The United States has the largest prison population in the world; the federal prison system holds nearly 165,000 people, which is less than 10% of the total prison population. Millions more reside in state and local facilities. Even with its comparatively smaller operation though, the federal prison system spent $9.3 billion in 2019.
Healthcare is the Bureau of Prison’s second greatest costs following staffing expenses, and medical care, drug treatment, and psychological care totaled to about $1.34 billion in 2016. However, it is well-documented how sparse healthcare services really are in these aging facilities, to say the least, so it is easy to conclude that prisons are ill-equipped to handle the dangers a global pandemic presents for those who live and work in prisons.
Mass incarceration is thus a “uniquely American risk” when it comes to trying to slow the spread of the virus. As of June 23, The Marshall Project reports there are around 48,764 confirmed cases of the virus in jails and prisons, with 12 of the 15 largest outbreaks of the virus occurring at correctional facilities.

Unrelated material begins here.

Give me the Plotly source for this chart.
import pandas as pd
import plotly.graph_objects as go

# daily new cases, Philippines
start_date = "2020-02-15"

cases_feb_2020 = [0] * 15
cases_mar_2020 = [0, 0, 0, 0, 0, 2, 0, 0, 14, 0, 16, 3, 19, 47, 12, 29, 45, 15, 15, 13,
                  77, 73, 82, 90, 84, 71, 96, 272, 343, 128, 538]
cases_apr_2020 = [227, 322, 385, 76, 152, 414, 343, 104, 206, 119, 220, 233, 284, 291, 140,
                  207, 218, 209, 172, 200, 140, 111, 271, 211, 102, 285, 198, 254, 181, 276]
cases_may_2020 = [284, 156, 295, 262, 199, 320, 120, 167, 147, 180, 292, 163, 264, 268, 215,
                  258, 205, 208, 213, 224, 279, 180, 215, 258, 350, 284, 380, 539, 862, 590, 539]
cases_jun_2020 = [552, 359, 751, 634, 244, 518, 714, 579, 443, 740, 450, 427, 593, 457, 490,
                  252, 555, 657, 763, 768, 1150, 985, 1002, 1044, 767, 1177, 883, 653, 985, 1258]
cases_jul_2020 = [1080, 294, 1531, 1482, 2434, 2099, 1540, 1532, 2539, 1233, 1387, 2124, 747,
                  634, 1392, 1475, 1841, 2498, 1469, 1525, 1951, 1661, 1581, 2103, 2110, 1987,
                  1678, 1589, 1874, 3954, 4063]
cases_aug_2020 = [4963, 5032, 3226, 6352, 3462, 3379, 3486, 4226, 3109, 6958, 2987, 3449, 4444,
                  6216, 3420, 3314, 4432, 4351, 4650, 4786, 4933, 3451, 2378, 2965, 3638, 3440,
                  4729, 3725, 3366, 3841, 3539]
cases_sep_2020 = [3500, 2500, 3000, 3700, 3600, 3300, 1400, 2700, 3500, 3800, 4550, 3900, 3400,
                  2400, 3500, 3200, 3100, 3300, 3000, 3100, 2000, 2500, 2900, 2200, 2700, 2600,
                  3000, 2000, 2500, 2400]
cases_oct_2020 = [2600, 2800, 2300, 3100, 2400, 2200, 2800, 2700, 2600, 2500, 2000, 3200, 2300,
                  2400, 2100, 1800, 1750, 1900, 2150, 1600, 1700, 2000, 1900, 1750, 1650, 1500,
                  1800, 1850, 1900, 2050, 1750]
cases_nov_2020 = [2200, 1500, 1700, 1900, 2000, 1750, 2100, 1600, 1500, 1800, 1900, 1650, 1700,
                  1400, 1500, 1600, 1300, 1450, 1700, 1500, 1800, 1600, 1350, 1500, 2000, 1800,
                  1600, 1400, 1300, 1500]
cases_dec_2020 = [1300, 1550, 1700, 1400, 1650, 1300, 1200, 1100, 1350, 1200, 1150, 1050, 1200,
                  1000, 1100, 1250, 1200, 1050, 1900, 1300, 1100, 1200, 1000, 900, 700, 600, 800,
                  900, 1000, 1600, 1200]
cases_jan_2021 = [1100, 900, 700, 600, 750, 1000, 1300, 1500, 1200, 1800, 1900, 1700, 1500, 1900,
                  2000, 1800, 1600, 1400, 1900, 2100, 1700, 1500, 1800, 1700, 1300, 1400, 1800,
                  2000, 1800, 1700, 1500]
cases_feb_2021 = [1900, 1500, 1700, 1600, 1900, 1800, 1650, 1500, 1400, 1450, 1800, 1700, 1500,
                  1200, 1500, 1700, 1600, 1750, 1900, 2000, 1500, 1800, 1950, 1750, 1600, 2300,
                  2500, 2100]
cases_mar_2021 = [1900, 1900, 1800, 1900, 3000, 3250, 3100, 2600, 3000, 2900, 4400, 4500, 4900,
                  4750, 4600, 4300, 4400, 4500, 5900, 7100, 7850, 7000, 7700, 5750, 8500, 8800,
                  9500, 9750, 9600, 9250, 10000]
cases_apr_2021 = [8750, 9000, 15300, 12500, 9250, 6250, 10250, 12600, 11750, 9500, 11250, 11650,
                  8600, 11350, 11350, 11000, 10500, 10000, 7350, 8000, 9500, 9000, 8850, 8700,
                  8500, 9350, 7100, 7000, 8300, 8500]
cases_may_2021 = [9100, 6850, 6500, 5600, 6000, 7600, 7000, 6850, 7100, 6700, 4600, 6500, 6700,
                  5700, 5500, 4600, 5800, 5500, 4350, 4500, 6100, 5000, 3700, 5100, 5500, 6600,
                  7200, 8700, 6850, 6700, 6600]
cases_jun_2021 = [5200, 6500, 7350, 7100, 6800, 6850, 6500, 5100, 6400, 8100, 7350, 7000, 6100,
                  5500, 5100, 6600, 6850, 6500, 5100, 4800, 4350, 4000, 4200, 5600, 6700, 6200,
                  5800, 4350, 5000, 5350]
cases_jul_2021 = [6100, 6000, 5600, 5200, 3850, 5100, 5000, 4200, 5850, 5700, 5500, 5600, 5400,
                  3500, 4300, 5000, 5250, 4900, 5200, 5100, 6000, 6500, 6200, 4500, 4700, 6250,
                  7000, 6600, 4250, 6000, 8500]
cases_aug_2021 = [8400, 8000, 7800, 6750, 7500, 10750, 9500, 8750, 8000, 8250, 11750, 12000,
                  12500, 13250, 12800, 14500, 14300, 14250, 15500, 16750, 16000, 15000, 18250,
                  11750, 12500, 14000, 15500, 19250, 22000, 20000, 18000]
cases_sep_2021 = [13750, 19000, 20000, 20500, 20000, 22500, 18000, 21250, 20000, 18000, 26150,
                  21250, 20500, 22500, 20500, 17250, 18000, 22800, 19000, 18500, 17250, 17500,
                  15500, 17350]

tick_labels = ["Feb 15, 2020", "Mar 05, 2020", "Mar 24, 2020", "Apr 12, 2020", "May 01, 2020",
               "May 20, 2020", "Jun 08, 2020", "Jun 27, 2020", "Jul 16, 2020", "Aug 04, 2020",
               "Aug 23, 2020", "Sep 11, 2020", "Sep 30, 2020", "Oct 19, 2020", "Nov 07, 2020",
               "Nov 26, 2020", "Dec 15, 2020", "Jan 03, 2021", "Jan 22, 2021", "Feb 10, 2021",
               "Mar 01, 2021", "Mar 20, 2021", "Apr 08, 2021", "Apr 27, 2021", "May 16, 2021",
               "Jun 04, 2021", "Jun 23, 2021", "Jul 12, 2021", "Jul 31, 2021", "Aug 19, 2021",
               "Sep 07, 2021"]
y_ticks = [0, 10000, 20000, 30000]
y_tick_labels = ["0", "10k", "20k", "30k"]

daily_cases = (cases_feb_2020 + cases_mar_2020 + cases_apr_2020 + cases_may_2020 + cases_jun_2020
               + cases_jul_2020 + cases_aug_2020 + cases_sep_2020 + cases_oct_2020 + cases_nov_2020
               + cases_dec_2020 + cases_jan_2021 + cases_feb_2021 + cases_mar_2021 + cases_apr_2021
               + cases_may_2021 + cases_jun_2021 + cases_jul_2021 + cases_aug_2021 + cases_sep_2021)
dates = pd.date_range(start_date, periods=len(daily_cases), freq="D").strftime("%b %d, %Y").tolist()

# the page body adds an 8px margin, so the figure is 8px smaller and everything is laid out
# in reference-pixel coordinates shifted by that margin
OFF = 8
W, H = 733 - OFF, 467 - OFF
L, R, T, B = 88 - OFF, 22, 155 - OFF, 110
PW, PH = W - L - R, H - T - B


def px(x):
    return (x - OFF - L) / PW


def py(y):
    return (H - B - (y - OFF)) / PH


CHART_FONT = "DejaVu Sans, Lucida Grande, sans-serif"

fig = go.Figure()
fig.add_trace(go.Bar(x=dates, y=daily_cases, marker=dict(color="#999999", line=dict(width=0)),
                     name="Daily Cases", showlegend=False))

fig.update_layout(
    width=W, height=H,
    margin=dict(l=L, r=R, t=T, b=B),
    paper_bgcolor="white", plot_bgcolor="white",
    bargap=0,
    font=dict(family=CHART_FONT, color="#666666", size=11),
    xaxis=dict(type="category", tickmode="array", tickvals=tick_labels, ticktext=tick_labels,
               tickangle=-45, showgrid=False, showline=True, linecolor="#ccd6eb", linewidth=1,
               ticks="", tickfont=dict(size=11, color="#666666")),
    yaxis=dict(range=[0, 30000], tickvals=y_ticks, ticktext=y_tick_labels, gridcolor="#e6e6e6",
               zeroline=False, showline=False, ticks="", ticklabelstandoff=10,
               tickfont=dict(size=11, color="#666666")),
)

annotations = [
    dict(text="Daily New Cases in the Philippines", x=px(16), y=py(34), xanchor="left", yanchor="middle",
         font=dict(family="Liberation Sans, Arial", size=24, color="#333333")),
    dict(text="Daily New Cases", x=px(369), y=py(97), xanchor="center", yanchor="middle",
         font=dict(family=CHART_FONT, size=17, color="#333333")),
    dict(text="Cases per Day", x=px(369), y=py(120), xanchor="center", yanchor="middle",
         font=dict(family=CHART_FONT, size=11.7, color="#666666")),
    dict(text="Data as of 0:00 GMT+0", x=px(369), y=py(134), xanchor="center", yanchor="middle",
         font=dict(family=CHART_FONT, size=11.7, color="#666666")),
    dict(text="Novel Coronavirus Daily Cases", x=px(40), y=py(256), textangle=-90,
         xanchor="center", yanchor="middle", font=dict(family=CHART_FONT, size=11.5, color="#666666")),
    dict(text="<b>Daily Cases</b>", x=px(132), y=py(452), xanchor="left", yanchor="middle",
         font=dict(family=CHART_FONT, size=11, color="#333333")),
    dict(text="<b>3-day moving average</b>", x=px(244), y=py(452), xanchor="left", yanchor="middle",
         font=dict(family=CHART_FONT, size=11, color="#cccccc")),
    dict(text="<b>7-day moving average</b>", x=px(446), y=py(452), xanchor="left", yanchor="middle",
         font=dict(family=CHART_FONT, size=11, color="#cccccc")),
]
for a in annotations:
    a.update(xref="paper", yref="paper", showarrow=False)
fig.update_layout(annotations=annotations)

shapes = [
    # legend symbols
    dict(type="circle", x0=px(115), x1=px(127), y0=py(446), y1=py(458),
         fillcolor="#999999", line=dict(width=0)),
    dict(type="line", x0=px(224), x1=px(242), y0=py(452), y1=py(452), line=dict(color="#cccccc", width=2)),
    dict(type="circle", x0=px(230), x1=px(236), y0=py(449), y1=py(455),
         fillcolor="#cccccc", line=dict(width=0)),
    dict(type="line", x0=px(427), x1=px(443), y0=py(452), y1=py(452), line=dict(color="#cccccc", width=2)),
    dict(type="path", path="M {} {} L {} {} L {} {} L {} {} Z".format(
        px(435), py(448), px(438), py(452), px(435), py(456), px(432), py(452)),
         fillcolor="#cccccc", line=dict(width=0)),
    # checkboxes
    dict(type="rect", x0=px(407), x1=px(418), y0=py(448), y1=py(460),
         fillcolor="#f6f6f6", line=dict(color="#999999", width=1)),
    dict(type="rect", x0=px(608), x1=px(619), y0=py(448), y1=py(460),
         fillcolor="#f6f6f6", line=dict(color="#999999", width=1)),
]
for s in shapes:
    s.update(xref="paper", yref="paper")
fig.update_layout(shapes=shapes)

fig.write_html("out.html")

Much of this has to do with the fact that jails and prisons are overcrowded and understaffed; with populations of up to 2,000 at federal prison facilities, social distancing is practically impossible. Unsanitary facilities operating at full capacity, along with the lack of testing, failure to distribute PPE, or even basic amenities like soap or hand sanitizer, and the fact that there are around 35,000 employees moving in and out of these facilities everyday, makes the spread of the virus in prisons and surrounding communities all the more likely.

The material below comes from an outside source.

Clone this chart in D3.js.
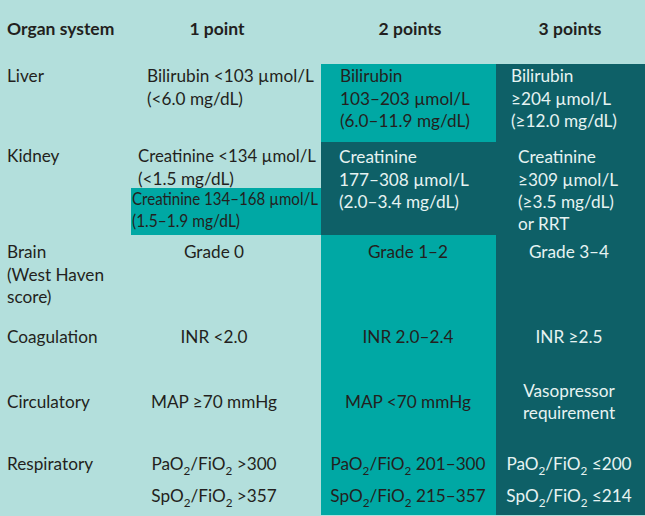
<!DOCTYPE html>
<html><head><meta charset="utf-8">
<script src="https://cdn.jsdelivr.net/npm/d3@7"></script>
<style>
html,body{margin:0;padding:0;background:#b3dfdc;}
svg{display:block;}
</style></head>
<body>
<svg id="c" width="645" height="516"></svg>
<script>
// ---- data ----
const headers = ["Organ system", "1 point", "2 points", "3 points"];
const organs = [["Liver"], ["Kidney"], ["Brain", "(West Haven", "score)"], ["Coagulation"], ["Circulatory"], ["Respiratory"]];
const onePoint = [
  ["Bilirubin <103 µmol/L", "(<6.0 mg/dL)"],
  ["Creatinine <134 µmol/L", "(<1.5 mg/dL)"],
  ["Grade 0"],
  ["INR <2.0"],
  ["MAP ≥70 mmHg"],
  ["PaO_2/FiO_2 >300", "", "SpO_2/FiO_2 >357"]
];
const onePointExtra = ["Creatinine 134–168 µmol/L", "(1.5–1.9 mg/dL)"]; // kidney, highlighted
const twoPoints = [
  ["Bilirubin", "103–203 µmol/L", "(6.0–11.9 mg/dL)"],
  ["Creatinine", "177–308 µmol/L", "(2.0–3.4 mg/dL)"],
  ["Grade 1–2"],
  ["INR 2.0–2.4"],
  ["MAP <70 mmHg"],
  ["PaO_2/FiO_2 201–300", "", "SpO_2/FiO_2 215–357"]
];
const threePoints = [
  ["Bilirubin", "≥204 µmol/L", "(≥12.0 mg/dL)"],
  ["Creatinine", "≥309 µmol/L", "(≥3.5 mg/dL)", "or RRT"],
  ["Grade 3–4"],
  ["INR ≥2.5"],
  ["Vasopressor", "requirement"],
  ["PaO_2/FiO_2 ≤200", "", "SpO_2/FiO_2 ≤214"]
];

// ---- layout ----
const W = 645, H = 516;
const svg = d3.select("#c");
const font = "Lato, 'Open Sans', sans-serif";
const C_LIGHT = "#b3dfdc", C_MID = "#00a8a4", C_DARK = "#0e6067";
const TXT_DARK = "#231f20", TXT_LIGHT = "#e6f3f2";

const colX = d3.scaleOrdinal().domain([0,1,2,3,4]).range([0, 131, 321, 496, W]);
const rowIdx = d3.range(organs.length);
const rowY = d3.scaleOrdinal().domain(rowIdx).range([76, 156, 252, 337, 402, 464]);
const rowTop = d3.scaleOrdinal().domain(d3.range(organs.length + 1)).range([64, 142, 235, 320, 375, 440, 515]);
const lineH = 22.4;

svg.append("rect").attr("x",0).attr("y",0).attr("width",W).attr("height",H).attr("fill",C_LIGHT);
svg.append("rect").attr("x",colX(2)).attr("y",rowTop(0)).attr("width",colX(3)-colX(2)).attr("height",rowTop(6)-rowTop(0)).attr("fill",C_MID);
svg.append("rect").attr("x",colX(3)).attr("y",rowTop(0)).attr("width",colX(4)-colX(3)).attr("height",rowTop(6)-rowTop(0)).attr("fill",C_DARK);
svg.append("rect").attr("x",colX(2)).attr("y",rowTop(1)).attr("width",colX(3)-colX(2)).attr("height",rowTop(2)-rowTop(1)).attr("fill",C_DARK);
svg.append("rect").attr("x",colX(1)).attr("y",188).attr("width",colX(2)-colX(1)).attr("height",rowTop(2)-188).attr("fill",C_MID);

function addLine(g, str, x, y, anchor, color, size, opts) {
  const t = g.append("text").attr("x", x).attr("y", y).attr("dy","0.36em")
    .attr("text-anchor", anchor).attr("fill", color)
    .attr("font-family", font).attr("font-size", size);
  if (opts && opts.weight) t.attr("font-weight", opts.weight);
  if (opts && opts.len) t.attr("textLength", opts.len).attr("lengthAdjust","spacingAndGlyphs");
  const parts = str.split(/(_\d)/).filter(p => p);
  let pending = 0;
  parts.forEach(p => {
    if (p.startsWith("_")) {
      t.append("tspan").text(p.slice(1)).attr("font-size", size*0.68).attr("dy", size*0.28 + pending);
      pending = -size*0.28;
    } else {
      const ts = t.append("tspan").text(p);
      if (pending) ts.attr("dy", pending);
      pending = 0;
    }
  });
  return t;
}

const g = svg.append("g");
const FS = 17.2;
headers.forEach((h, i) => {
  const x = i === 0 ? 7 : [0, 217, 410, 570][i];
  addLine(g, h, x, 29, i === 0 ? "start" : "middle", TXT_DARK, 17.5, {weight: 700});
});
organs.forEach((lines, r) => {
  lines.forEach((l, k) => addLine(g, l, 7, rowY(r) + k*lineH, "start", TXT_DARK, FS));
});
const leftX1 = [147, 138], leftX2 = [340, 339], leftX3 = [511, 518];
const ctr = [214, 408, 569];
function drawCol(cells, ci, colorFn, leftArr) {
  cells.forEach((lines, r) => {
    const isLeft = r < 2;
    const shift = (!isLeft && r !== 5) ? -(lines.length - 1) * lineH / 2 : 0;
    lines.forEach((l, k) => {
      if (!l) return;
      const y = (r === 5 && k === 2) ? 496 : rowY(r) + shift + k*lineH + (r===1 && ci>0 ? 1 : 0);
      const opts = (ci === 0 && r === 1 && k === 0) ? {len: 178} : null;
      addLine(g, l, isLeft ? leftArr[r] : ctr[ci], y, isLeft ? "start" : "middle", colorFn(r), FS, opts);
    });
  });
}
drawCol(onePoint, 0, () => TXT_DARK, leftX1);
drawCol(twoPoints, 1, r => r === 1 ? TXT_LIGHT : TXT_DARK, leftX2);
drawCol(threePoints, 2, () => TXT_LIGHT, leftX3);
onePointExtra.forEach((l, k) => addLine(g, l, 132, 199 + k*lineH, "start", TXT_DARK, 16.5, {len: k===0 ? 186 : 108}));
</script>
</body></html>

We must also acknowledge how the prison population is much more vulnerable to the virus than the general population; nearly 20% of incarcerated people in the federal prison system are aged 50 or older, and there is an overrepresentation of people with physical or cognitive disabilities and chronic illnesses in prisons, who are more often than not deprived of necessary medical care.
This all really begs the question: why are we spending billions on a system set up only to amplify harm, especially in the context of a global public health crisis? As the calls for defunding police gain momentum around the country, we should consider how these arguments can be extended to the justice system and prisons.

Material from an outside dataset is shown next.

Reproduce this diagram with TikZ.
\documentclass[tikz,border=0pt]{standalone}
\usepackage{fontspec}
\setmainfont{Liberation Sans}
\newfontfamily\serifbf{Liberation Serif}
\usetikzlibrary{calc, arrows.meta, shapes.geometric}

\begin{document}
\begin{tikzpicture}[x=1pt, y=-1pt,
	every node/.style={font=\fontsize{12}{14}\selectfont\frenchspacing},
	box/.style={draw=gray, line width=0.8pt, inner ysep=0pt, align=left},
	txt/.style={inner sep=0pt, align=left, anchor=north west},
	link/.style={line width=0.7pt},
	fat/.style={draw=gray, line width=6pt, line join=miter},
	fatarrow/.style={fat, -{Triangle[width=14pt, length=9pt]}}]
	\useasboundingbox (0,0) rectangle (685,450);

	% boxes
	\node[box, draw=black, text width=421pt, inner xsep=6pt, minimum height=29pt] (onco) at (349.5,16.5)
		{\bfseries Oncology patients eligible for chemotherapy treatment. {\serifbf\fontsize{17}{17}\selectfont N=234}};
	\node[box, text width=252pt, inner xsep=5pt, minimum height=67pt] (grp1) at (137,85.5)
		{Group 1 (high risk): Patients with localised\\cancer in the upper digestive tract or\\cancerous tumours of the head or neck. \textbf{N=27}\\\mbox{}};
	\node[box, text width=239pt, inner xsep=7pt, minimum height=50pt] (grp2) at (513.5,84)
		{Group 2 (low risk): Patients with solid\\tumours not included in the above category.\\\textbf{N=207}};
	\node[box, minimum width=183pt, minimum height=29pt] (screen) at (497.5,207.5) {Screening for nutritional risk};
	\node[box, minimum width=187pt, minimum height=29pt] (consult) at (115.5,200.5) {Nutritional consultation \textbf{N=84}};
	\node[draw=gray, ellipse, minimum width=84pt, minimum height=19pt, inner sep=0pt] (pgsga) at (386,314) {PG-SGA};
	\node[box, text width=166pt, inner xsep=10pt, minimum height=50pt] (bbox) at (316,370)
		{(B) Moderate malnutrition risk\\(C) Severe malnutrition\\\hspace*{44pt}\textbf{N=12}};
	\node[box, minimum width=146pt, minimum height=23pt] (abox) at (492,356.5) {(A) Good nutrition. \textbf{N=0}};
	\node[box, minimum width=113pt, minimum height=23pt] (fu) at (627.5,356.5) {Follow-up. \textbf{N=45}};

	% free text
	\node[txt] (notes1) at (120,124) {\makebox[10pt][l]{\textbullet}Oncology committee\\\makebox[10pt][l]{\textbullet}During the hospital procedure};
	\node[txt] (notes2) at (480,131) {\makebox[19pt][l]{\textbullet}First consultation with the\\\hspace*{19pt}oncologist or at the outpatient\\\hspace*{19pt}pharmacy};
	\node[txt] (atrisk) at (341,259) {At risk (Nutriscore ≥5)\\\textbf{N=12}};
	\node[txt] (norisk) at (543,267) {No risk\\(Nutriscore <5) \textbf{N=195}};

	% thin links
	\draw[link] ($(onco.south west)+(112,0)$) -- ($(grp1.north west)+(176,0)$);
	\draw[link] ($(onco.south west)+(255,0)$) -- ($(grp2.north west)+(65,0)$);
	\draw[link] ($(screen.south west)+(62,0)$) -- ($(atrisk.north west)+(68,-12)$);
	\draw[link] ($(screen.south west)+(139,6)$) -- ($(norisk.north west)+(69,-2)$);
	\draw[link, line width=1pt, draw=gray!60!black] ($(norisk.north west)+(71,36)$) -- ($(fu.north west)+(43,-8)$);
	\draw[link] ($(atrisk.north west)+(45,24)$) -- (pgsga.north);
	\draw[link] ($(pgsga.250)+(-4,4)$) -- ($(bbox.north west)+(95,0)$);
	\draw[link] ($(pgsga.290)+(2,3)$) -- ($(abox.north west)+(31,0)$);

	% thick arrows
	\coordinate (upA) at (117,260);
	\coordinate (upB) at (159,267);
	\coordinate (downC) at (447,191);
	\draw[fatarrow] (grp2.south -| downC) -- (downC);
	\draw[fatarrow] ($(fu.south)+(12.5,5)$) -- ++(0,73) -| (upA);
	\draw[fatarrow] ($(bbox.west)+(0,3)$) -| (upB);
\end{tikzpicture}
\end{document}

Although the CARES Act provided the BOP an additional $100 million in emergency funding to respond to COVID-19 and expanded the use of home confinement, the federal government has yet to take action on the one thing the United Nations, health experts, and activists agree could mitigate further spread of the virus: mass decarceration.
Many states have begun the process of reopening despite the massive resurgence in infections across the U.S., which reported 44,000 new cases last Friday. Meanwhile, prisons and jails remain hotspots of the pandemic where infection rates are rising sharply. Until the United States commits to truly de-densifying prisons and reconsidering the forces that lead to mass incarceration, it cannot pretend that the pandemic will fade away any time soon.